All I have seen so far is a critical article in the International Herald
Tribune taken from the Washington Post, by Sebastian Mallaby, today,
lamenting "Insults back and forth over the Atlantic".


It ends with a deliberately ominous warning:

The effects of this dynamic are visible across a range of
European-American issues, from the fractious trade relationship to the
doubts about NATO's future to the clash over multilateral initiatives such
as the International Criminal Court. Alliances, however deep their roots,
cannot withstand endless mutual acrimony.

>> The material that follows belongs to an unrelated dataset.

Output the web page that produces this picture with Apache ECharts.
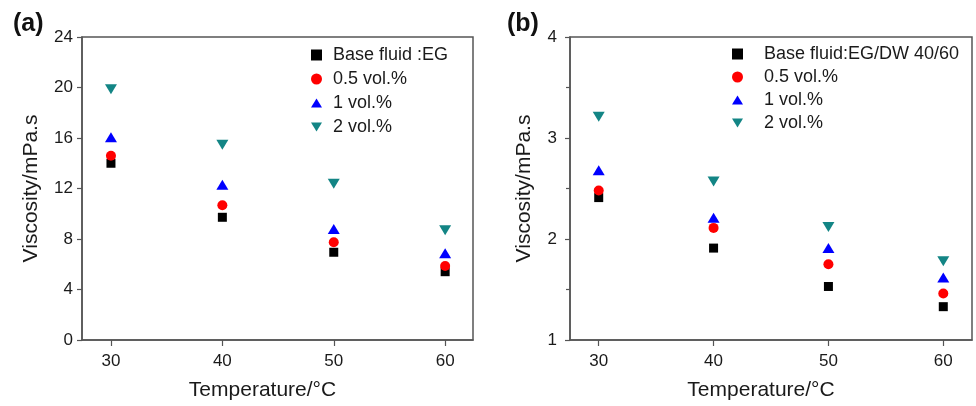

The article appears to be based on a review in the FT of May 4 by John
Lloyd, described as "another prominent leftist intellectual". Lloyd's
review shows his own loyalty to globalised neo-liberal values:

Finally, it pits the EU against the US. It insists that since the former
has the right view of society and the globe, it must be more determined in
repelling the US model and more aggressive in promoting its own. But that
is both undesirable and unlikely. Undesirable, because for the sake of the
world as for themselves, accord between the two greatest economic centres
in the world on the most important matters of life, morals and economy,
dictates continuing broad agreement - as on the present serious trade
disputes, which Hutton, characteristically, blames entirely on the US.
Unlikely, because the US and western Europe - indeed, increasingly, the
rest of Europe, which Hutton ignores - are part of a common "civilisation"
whose rules, thankfully, are becoming more general in a globalising world,
and which offer the best hope to counter its many and obvious dangers.


But even though Hutton is funamentally a moralist and will indulge in vivid
journalistic  formulations, his economic criticisms will not be nonsense,
and will probably suggest viable reforms from a social democratic point of
view.

Even if the rival imperialist blocs patch over their differences, some
changes may be part of the agenda.

Has anyone read even bits of the book, in the original?